Issue 11.1 (Spring 2015)

Contributor Biographies

Jean Fernandez is Associate Professor of English at the University of Maryland Baltimore County. She is the author of Victorian Servants, Class and the Politics of Literacy, (Routledge, 2009). Her work has appeared or is scheduled to appear in Literature Interpretation Theory, Victorian Poetry, Victorian Literature and Culture, New Hibernia Review, The Blackwell Encyclopedia of Victorian Literature, and Victorian Review. She is currently working on a book project, The Poetics of Imperial Space.

Audrey Jaffe is the author, most recently, of The Affective Life of the Average Man: The Victorian Novel and the Stock-Market Graph (2010).  She is Professor of English at the University of Toronto.

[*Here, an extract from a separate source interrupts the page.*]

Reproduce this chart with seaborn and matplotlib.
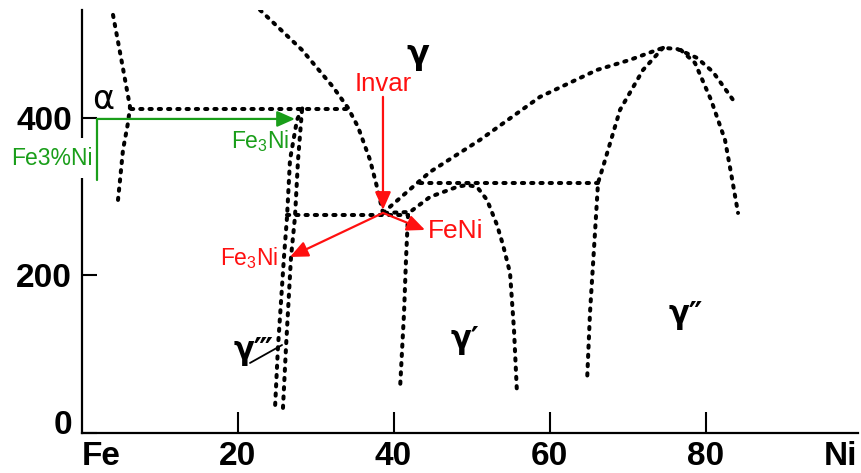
import matplotlib
matplotlib.use("Agg")
import matplotlib.pyplot as plt
import matplotlib.transforms as mtransforms
import pandas as pd
import seaborn as sns

sns.set_theme(style="white")
plt.rcParams['font.family'] = ['DejaVu Sans']
plt.rcParams['mathtext.fontset'] = 'custom'
plt.rcParams['mathtext.rm'] = 'Liberation Sans'
plt.rcParams['mathtext.it'] = 'Liberation Sans:italic'
plt.rcParams['mathtext.bf'] = 'Liberation Sans:bold'

# ---------------- data (composition in at.% Ni, temperature in deg C) ----------------
x_ticks = [20, 40, 60, 80]
x_tick_labels = ["20", "40", "60", "80"]
x_end_ticks = [0, 99.5]
x_end_labels = ["Fe", "Ni"]
y_ticks = [0, 200, 400]
y_tick_labels = ["0", "200", "400"]

alpha_x = [4.04, 5.19, 6.22, 5.96, 5.32, 4.94, 4.68]
alpha_t = [530.8, 469.8, 414.0, 393.7, 359.4, 321.3, 295.9]

eutectoid_x = [6.3, 34.2]
eutectoid_t = [411.4, 411.4]

gamma_x = [22.88, 28.27, 32.24, 34.17, 35.45, 36.99, 37.88, 38.65]
gamma_t = [537.1, 486.3, 439.4, 412.7, 388.6, 346.7, 312.4, 279.4]

fe3ni_left_x = [28.3, 27.63, 26.73, 26.35, 25.96, 25.19, 24.81]
fe3ni_left_t = [412.0, 397.5, 346.7, 274.3, 223.5, 109.2, 31.7]
fe3ni_right_x = [28.27, 27.76, 27.37, 26.86, 26.22, 25.83]
fe3ni_right_t = [410.2, 346.7, 274.3, 223.5, 109.2, 31.7]

invar_line_x = [26.35, 41.86]
invar_line_t = [276.8, 276.8]

gp_left_x = [41.86, 41.6, 41.35, 40.83]
gp_left_t = [276.8, 219.7, 152.4, 54.6]

upper_x = [38.65, 44.68, 51.09, 58.78, 66.09, 70.32, 73.78, 74.55, 76.35, 78.91, 80.96, 83.53]
upper_t = [279.4, 331.4, 372.1, 426.7, 460.9, 473.7, 486.3, 488.9, 487.6, 476.2, 458.4, 422.9]

gpp_left_x = [74.55, 71.99, 69.04, 66.86, 66.22, 65.83, 65.19, 64.81]
gpp_left_t = [488.9, 460.9, 410.2, 337.8, 317.5, 254.0, 152.4, 64.8]

gpp_right_x = [76.83, 78.65, 80.71, 82.5, 83.27, 84.17]
gpp_right_t = [486.3, 469.8, 422.9, 372.1, 330.2, 279.4]

feni_line_x = [43.4, 66.22]
feni_line_t = [317.5, 317.5]

gp_dome_x = [38.91, 42.12, 44.68, 48.14, 49.42, 50.71, 51.99, 53.27, 54.04, 54.94, 55.45, 55.83]
gp_dome_t = [279.4, 280.6, 299.7, 312.4, 314.9, 312.4, 295.9, 264.1, 238.7, 203.2, 130.8, 50.8]

gppp_ptr_x = [21.6, 25.71]
gppp_ptr_t = [88.9, 111.7]

phase_labels = ["α", "γ", "γ′", "γ″", "γ‴"]
phase_x = [2.76, 43.1, 49.2, 77.5, 22.1]
phase_t = [422.9, 480.0, 118.0, 148.6, 102.9]

red_texts = ["Invar", "FeNi", "Fe$_3$Ni"]
red_text_x = [38.65, 44.4, 25.2]
red_text_t = [443.2, 256.5, 222.0]
red_arrow_from_x = [38.65, 38.65, 38.65]
red_arrow_from_t = [426.7, 279.4, 279.4]
red_arrow_to_x = [38.65, 44.04, 26.73]
red_arrow_to_t = [283.2, 257.8, 223.5]

green_x0, green_t0, green_t1 = 1.99, 398.7, 321.3
green_arrow_end_x = 27.37
green_texts = ["Fe3%Ni", "Fe$_3$Ni"]
green_text_x = [-3.8, 22.88]
green_text_t = [349.0, 370.8]

# ---------------- figure ----------------
fig = plt.figure(figsize=(8.61, 4.73), dpi=100)
ax = fig.add_axes([81.5 / 861, 40 / 473, (857.6 - 81.5) / 861, 423 / 473])
ax.set_xlim(0, 99.5)
ax.set_ylim(0, 537)

dot_kw = dict(color="black", linewidth=2.9, linestyle=(0, (0.55, 1.75)),
              dash_capstyle="round", sort=False, estimator=None, legend=False, ax=ax)

dotted = [
    (alpha_x, alpha_t), (eutectoid_x, eutectoid_t), (gamma_x, gamma_t),
    (fe3ni_left_x, fe3ni_left_t), (fe3ni_right_x, fe3ni_right_t),
    (invar_line_x, invar_line_t), (gp_left_x, gp_left_t), (upper_x, upper_t),
    (gpp_left_x, gpp_left_t), (gpp_right_x, gpp_right_t),
    (feni_line_x, feni_line_t), (gp_dome_x, gp_dome_t),
]
for xs, ts in dotted:
    df = pd.DataFrame({"x": xs, "t": ts})
    sns.lineplot(data=df, x="x", y="t", **dot_kw)

sns.lineplot(x=gppp_ptr_x, y=gppp_ptr_t, sort=False, estimator=None, color="black",
             linewidth=1.3, ax=ax)

# phase labels
phase_sizes = [24, 24, 22, 22, 22]
phase_weights = ["normal", "bold", "bold", "bold", "bold"]
for lab, px, pt, fs, fw in zip(phase_labels, phase_x, phase_t, phase_sizes, phase_weights):
    ax.text(px, pt, lab, fontsize=fs, fontweight=fw, ha="center", va="center",
            color="black", family=["DejaVu Sans"])

# red annotations
red = "#ff1010"
ax.text(red_text_x[0], red_text_t[0], red_texts[0], color=red, fontsize=18.5,
        ha="center", va="center", family=["Liberation Sans"])
ax.text(red_text_x[1], red_text_t[1], red_texts[1], color=red, fontsize=19,
        ha="left", va="center", family=["Liberation Sans"])
ax.text(red_text_x[2], red_text_t[2], red_texts[2], color=red, fontsize=16.5,
        ha="right", va="center", family=["Liberation Sans"])
for fx, ft, tx, tt in zip(red_arrow_from_x, red_arrow_from_t, red_arrow_to_x, red_arrow_to_t):
    ax.annotate("", xy=(tx, tt), xytext=(fx, ft),
                arrowprops=dict(arrowstyle="-|>,head_length=0.9,head_width=0.4",
                                color=red, lw=1.6, shrinkA=0, shrinkB=0), zorder=5)

# green annotations
green = "#1a9e1a"
ax.plot([green_x0, green_x0], [green_t0, green_t1], color=green, lw=1.6, zorder=6,
        clip_on=False)
ax.annotate("", xy=(green_arrow_end_x, green_t0), xytext=(green_x0, green_t0),
            arrowprops=dict(arrowstyle="-|>,head_length=0.9,head_width=0.4",
                            color=green, lw=1.6, shrinkA=0, shrinkB=0), zorder=6)
ax.text(green_text_x[0], green_text_t[0], green_texts[0], color=green, fontsize=16.5,
        ha="center", va="center", family=["Liberation Sans"], clip_on=False, zorder=5,
        bbox=dict(facecolor="white", edgecolor="none", pad=6))
ax.text(green_text_x[1], green_text_t[1], green_texts[1], color=green, fontsize=16.5,
        ha="center", va="center", family=["Liberation Sans"])

# axes styling
for s in ["top", "right"]:
    ax.spines[s].set_visible(False)
for s in ["left", "bottom"]:
    ax.spines[s].set_color("black")
    ax.spines[s].set_linewidth(1.6)

tick_font = dict(family=["Liberation Sans"], weight="bold", size=24)
ax.set_xticks(x_ticks)
ax.set_xticklabels(x_tick_labels, fontdict=tick_font)
ax.set_xticks(x_end_ticks, minor=True)
ax.set_xticklabels(x_end_labels, minor=True, fontdict=tick_font)
ax.set_yticks(y_ticks)
ax.set_yticklabels(y_tick_labels, fontdict=tick_font)
ax.tick_params(axis="x", which="major", direction="in", length=15, width=1.5,
               color="black", pad=6, labelcolor="black")
ax.tick_params(axis="x", which="minor", direction="in", length=0, pad=6,
               labelcolor="black")
ax.tick_params(axis="y", which="major", direction="in", length=11, width=1.5,
               color="black", pad=7, labelcolor="black")
ax.tick_params(left=True, bottom=True)
ml = ax.get_xticklabels(minor=True)
ml[0].set_ha("left")
ml[-1].set_ha("right")
ylab = ax.get_yticklabels()
off = mtransforms.ScaledTranslation(0, 11 / 100, fig.dpi_scale_trans)
ylab[0].set_transform(ylab[0].get_transform() + off)

ax.set_xlabel("")
ax.set_ylabel("")
ax.grid(False)
ax.set_facecolor("white")
fig.patch.set_facecolor("white")

fig.savefig("out.png", dpi=100, facecolor="white")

Aaron S. Kaiserman is a doctoral candidate at the University of Ottawa. His dissertation tracks developments in the representation of Jews during the long eighteenth century in relation to the rise of the novel, especially the emergence of gothic and historical fiction. Other areas of interest include nineteenth century women’s writing, science in literature, and theories of childhood. Aaron has also published an article in Lumen (vol 32), “(De)Radicalism: Rootlessness and the Subversive Power of Money in Godwin’s Caleb Williams and St. Leon.

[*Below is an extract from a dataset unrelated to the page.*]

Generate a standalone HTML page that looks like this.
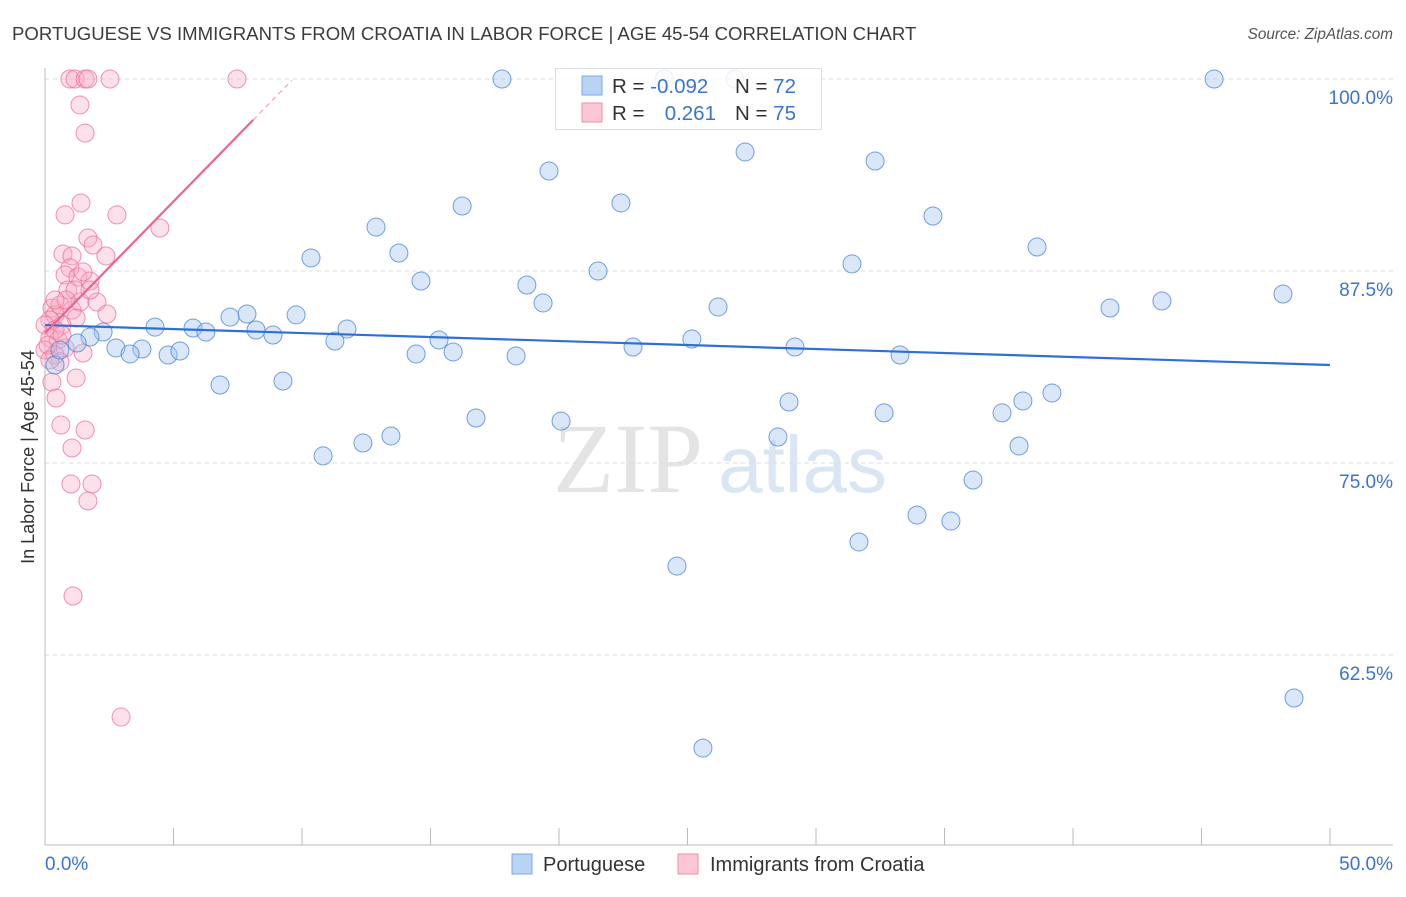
<!DOCTYPE html>
<html><head><meta charset="utf-8"><style>
body{margin:0;background:#fff;font-family:"Liberation Sans",sans-serif;}
svg text{font-family:"Liberation Sans",sans-serif;}
</style></head><body>
<svg width="1406" height="892">
<text x="12" y="40" font-size="18.6" fill="#3c3c3c">PORTUGUESE VS IMMIGRANTS FROM CROATIA IN LABOR FORCE | AGE 45-54 CORRELATION CHART</text>
<text x="1393" y="39" font-size="15.3" fill="#555" font-style="italic" text-anchor="end">Source: ZipAtlas.com</text>
<g>
<text x="553" y="492" font-size="100" fill="#e4e4e4" font-family="Liberation Serif" style="font-family:'Liberation Serif',serif">ZIP</text>
<text x="718" y="492" font-size="80" fill="#dbe6f5">atlas</text>
</g>
<g id="grid"></g>
<g id="axes"></g>
<g id="pts"></g>
<g id="trend"></g>
<text transform="translate(34,457) rotate(-90)" font-size="18" fill="#333" text-anchor="middle">In Labor Force | Age 45-54</text>
<g>
<rect x="555.5" y="68.5" width="266" height="61" fill="rgba(255,255,255,0.85)" stroke="#ddd"/>
<rect x="582" y="76" width="20" height="19" fill="#b9d3f5" stroke="#7aaaea"/>
<rect x="582" y="103" width="20" height="19" fill="#fcc6d5" stroke="#f08fae"/>
<text x="612" y="93" font-size="20.5" fill="#333">R = <tspan fill="#3b73d1">-0.092</tspan></text>
<text x="735" y="93" font-size="20.5" fill="#333">N = <tspan fill="#3b73d1">72</tspan></text>
<text x="612" y="120" font-size="20.5" fill="#333">R = </text>
<text x="716" y="120" font-size="20.5" fill="#3b73d1" text-anchor="end">0.261</text>
<text x="735" y="120" font-size="20.5" fill="#333">N = <tspan fill="#3b73d1">75</tspan></text>
</g>
<g>
<rect x="512" y="854" width="20" height="20" fill="#b9d3f5" stroke="#7aaaea"/>
<text x="543" y="871" font-size="20" fill="#333">Portuguese</text>
<rect x="678" y="854" width="20" height="20" fill="#fcc6d5" stroke="#f08fae"/>
<text x="710" y="871" font-size="20" fill="#333">Immigrants from Croatia</text>
</g>
</svg>
<script>
const blueX=[17.78,24.1,26.85,45.49,27.24,32.30,19.61,22.41,16.23,34.55,12.88,13.77,38.60,10.35,31.40,21.52,14.63,18.75,19.38,26.19,41.44,43.46,48.17,9.77,7.86,7.20,4.28,5.76,6.26,8.21,8.87,11.75,2.26,1.75,1.25,2.76,3.77,3.31,4.79,5.25,11.28,15.33,14.44,15.88,18.33,22.88,25.17,29.18,33.27,6.81,9.26,39.18,38.05,37.24,28.95,32.65,16.77,20.08,13.46,12.37,10.82,28.52,37.90,36.11,33.93,35.25,31.67,24.59,48.60,25.60,0.39,0.58];
const blueY=[100,100,100,100,95.25,94.66,94.01,91.93,91.73,91.08,90.36,88.67,89.06,88.35,87.96,87.5,86.85,86.59,85.42,85.16,85.09,85.55,86.0,84.64,84.70,84.50,83.85,83.79,83.53,83.66,83.33,83.72,83.53,83.20,82.81,82.49,82.42,82.10,82.03,82.29,82.94,83.01,82.10,82.23,81.97,82.55,83.07,82.55,82.03,80.08,80.34,79.56,79.04,78.26,78.97,78.26,77.93,77.73,76.76,76.30,75.46,76.69,76.11,73.89,71.61,71.22,69.86,68.29,59.70,56.44,81.38,82.36];
const pinkX=[0.97,1.17,1.56,1.67,2.53,7.47,1.36,1.56,0.78,1.40,2.80,4.47,1.67,1.87,2.37,0.70,1.05,0.97,0.78,1.28,1.75,0.89,0.27,0.39,0.58,1.05,1.36,2.02,2.41,1.21,0.19,0.0,0.66,0.19,0.51,0.78,0.0,0.39,0.58,1.48,0.27,1.21,0.43,0.62,1.56,1.05,1.01,1.83,1.67,1.09,2.96,0.39,0.12,0.66,0.19,1.17,1.48,1.75,0.82,0.39];
const pinkY=[100,100,100,100,100,100,98.31,96.48,91.15,91.93,91.15,90.30,89.65,89.19,88.48,88.61,88.48,87.70,87.24,87.11,86.85,86.26,85.09,84.64,85.29,84.96,85.48,85.48,84.70,84.44,84.31,83.98,83.98,83.14,83.01,82.49,82.36,82.03,81.58,82.16,80.27,80.53,79.23,77.47,77.15,75.98,73.63,73.63,72.53,66.34,58.46,83.66,82.68,83.33,81.71,86.26,87.44,86.26,85.61,85.61];
const blueTrend=[83.98,81.38];
const pinkTrend=[83.46,1.713];
const yTicks=[100,87.5,75,62.5];
const yTickLabels=["100.0%","87.5%","75.0%","62.5%"];
const NS="http://www.w3.org/2000/svg";
const sx=v=>45+v*1285/50, sy=v=>79+(100-v)*192/12.5;
function mk(t,a,p){const e=document.createElementNS(NS,t);for(const k in a)e.setAttribute(k,a[k]);p.appendChild(e);return e;}
const grid=document.getElementById('grid'),axes=document.getElementById('axes'),pts=document.getElementById('pts'),tr=document.getElementById('trend');
yTicks.forEach((v,i)=>{
 const l=mk('line',{x1:45,x2:1393,y1:sy(v),y2:sy(v),stroke:'#ddd','stroke-dasharray':'4,4'},grid);
 
 
 const t=mk('text',{x:1393,y:sy(v)+25,'font-size':19,fill:'#3b73d1','text-anchor':'end'},grid);
 t.textContent=yTickLabels[i];
 
 
});
let a=mk('line',{x1:45,x2:45,y1:68,y2:845,stroke:'#bbb'},axes);


a=mk('line',{x1:45,x2:1393,y1:845,y2:845,stroke:'#bbb'},axes);


for(let i=0;i<=10;i++){const t=mk('line',{x1:sx(i*5),x2:sx(i*5),y1:828,y2:845,stroke:'#bbb'},axes);
 
 }
let xl=mk('text',{x:45,y:870,'font-size':19,fill:'#3b73d1'},axes);xl.textContent='0.0%';


xl=mk('text',{x:1393,y:870,'font-size':19,fill:'#3b73d1','text-anchor':'end'},axes);xl.textContent='50.0%';


pinkX.forEach((x,i)=>{const c=mk('circle',{cx:sx(x),cy:sy(pinkY[i]),r:9,fill:'rgba(248,170,195,0.35)',stroke:'rgba(236,110,150,0.75)','stroke-width':1},pts);
 
 });
blueX.forEach((x,i)=>{const c=mk('circle',{cx:sx(x),cy:sy(blueY[i]),r:9,fill:'rgba(160,195,240,0.4)',stroke:'rgba(70,130,215,0.75)','stroke-width':1},pts);
 
 });
let t=mk('line',{x1:sx(0),y1:sy(blueTrend[0]),x2:sx(50),y2:sy(blueTrend[1]),stroke:'#2f6fd6','stroke-width':2.2},tr);


const pe=8.1,pd=9.6;
t=mk('line',{x1:sx(0),y1:sy(pinkTrend[0]),x2:sx(pe),y2:sy(pinkTrend[0]+pinkTrend[1]*pe),stroke:'#e8668f','stroke-width':2.2},tr);


t=mk('line',{x1:sx(pe),y1:sy(pinkTrend[0]+pinkTrend[1]*pe),x2:sx(pd),y2:sy(pinkTrend[0]+pinkTrend[1]*pd),stroke:'#f0a0b8','stroke-width':1.2,'stroke-dasharray':'5,4'},tr);


</script>
</body></html>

Emily R. Lyons is a PhD candidate in English Literature at the University of Arizona. She studies Victorian literature and the history of science, Victorian popular and science fiction, and postcolonial literature and theory. She is currently at work on her dissertation, which charts the operation of male visual authority as it develops in nineteenth-century British literature pre- and post-Darwin.

Don James McLaughlin is a Ph.D. candidate in the English Department at the University of Pennsylvania. In other adventures, he recently had the honor of helping with an exhibit at the Library Company of Philadelphia titled, “That’s So Gay: Outing Early America.” His dissertation in progress is titled “Phobia’s Parable: Viral Affect and the Medicalization of Fear in Anglo-American Literature, 1786-1885.”

Patricia Murphy is Professor of English at Missouri Southern State University.  She is the author of Time Is of the Essence: Temporality, Gender, and the New Woman (2001) and In Science’s Shadow: Literary Constructions of Late Victorian Women (2006).  A book on the New Woman is forthcoming.

Mary Trotter is an Associate Professor of English and Interdisciplinary Theatre Studies at the University of Wisconsin-Madison, and she serves as Chair of the University of Wisconsin-Madison’s MA/PhD Program in Interdisciplinary Theatre Studies. Her publications include Ireland’s National Theaters: Political Performance and the Origins of the Irish Dramatic Movement (Syracuse University Press, 2001) and Modern Irish Theatre (Cultural History of Literature Series, Polity Press, 2008). She is a member of the editorial board of Modern Drama as well as Past President of the American Conference for Irish Studies.